L’afflux s’amplifia plus rapidement qu’il ne le faisait en des circonstances normales. Ce phénomène là se produisait toujours quand il y avait du monde, et cependant sans rien emprunter aux potentialités d’aucun des assistants.

Durant un instant, l’air se mit à frémir autour du hanap, lui fit comme un halo mouvant, puis le bord du métal commença à fondre et à s’affaisser sur lui-même à la façon d’une figurine de cire par une journée d’été caniculaire. Iya interrompit l’opération avant que l’objet ne se soit totalement effondré puis le refroidit en soufflant dessus. Après l’avoir décollé des dalles, elle le tendit à Dylias.

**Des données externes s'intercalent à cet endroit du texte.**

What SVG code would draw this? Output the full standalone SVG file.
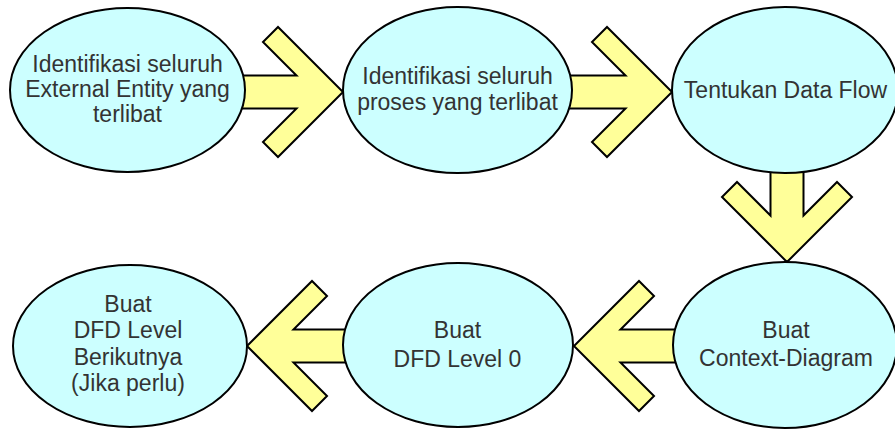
<svg xmlns="http://www.w3.org/2000/svg" width="895" height="429" viewBox="0 0 895 429">
<style>
.node ellipse{fill:#ccffff;stroke:#000;stroke-width:2}
.arrow{fill:#ffff99;stroke:#000;stroke-width:2;stroke-linejoin:miter}
text{font-family:"Liberation Sans",Arial,sans-serif;font-size:23px;fill:#333;text-anchor:middle}
</style>
<rect width="895" height="429" fill="#fff"/>
<g id="connectors">
<path class="arrow" d="M238,75.5 H296.5 L263,42 L278,27 L343,92 L278,157 L263,142 L296.5,108.5 H238 Z"/>
<path class="arrow" d="M566,75.5 H625.5 L592,42 L607,27 L672,92 L607,157 L592,142 L625.5,108.5 H566 Z"/>
<path class="arrow" d="M770.5,168 V215.5 L737,182 L722,197 L787,262 L852,197 L837,182 L803.5,215.5 V168 Z"/>
<path class="arrow" d="M678,329.5 H620.5 L654,296 L639,281 L574,346 L639,411 L654,396 L620.5,362.5 H678 Z"/>
<path class="arrow" d="M349,329.5 H293.5 L327,296 L312,281 L247,346 L312,411 L327,396 L293.5,362.5 H349 Z"/>
</g>
<g id="n1" class="node">
<ellipse cx="127.5" cy="90" rx="117.5" ry="82"/>
<text x="127.5" y="72">Identifikasi seluruh</text>
<text x="127.5" y="97">External Entity yang</text>
<text x="127.5" y="122">terlibat</text>
</g>
<g id="n2" class="node">
<ellipse cx="457.5" cy="90" rx="114.5" ry="83"/>
<text x="457.5" y="84">Identifikasi seluruh</text>
<text x="457.5" y="110">proses yang terlibat</text>
</g>
<g id="n3" class="node">
<ellipse cx="785" cy="90" rx="113" ry="83"/>
<text x="785.5" y="98">Tentukan Data Flow</text>
</g>
<g id="n4" class="node">
<ellipse cx="785" cy="345" rx="112" ry="83"/>
<text x="786" y="338">Buat</text>
<text x="786" y="366">Context-Diagram</text>
</g>
<g id="n5" class="node">
<ellipse cx="458" cy="345" rx="115" ry="82"/>
<text x="457.5" y="338">Buat</text>
<text x="457.5" y="367">DFD Level 0</text>
</g>
<g id="n6" class="node">
<ellipse cx="130" cy="346" rx="117" ry="81"/>
<text x="128" y="312">Buat</text>
<text x="128" y="338">DFD Level</text>
<text x="128" y="365">Berikutnya</text>
<text x="128" y="391">(Jika perlu)</text>
</g>
</svg>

« Cela peut s’enseigner », répéta-t-elle, tout en étudiant l’expression des physionomies de chacun de ses compagnons au fur et à mesure qu’ils se passaient de main en main le magma de métal informe.

Lorsqu’elle quitta Le Trou de Ver, cette nuit-là, tous les magiciens présents dans la salle - y compris même la fière Saruel - avaient accepté d’empocher l’un de ses petits cailloux.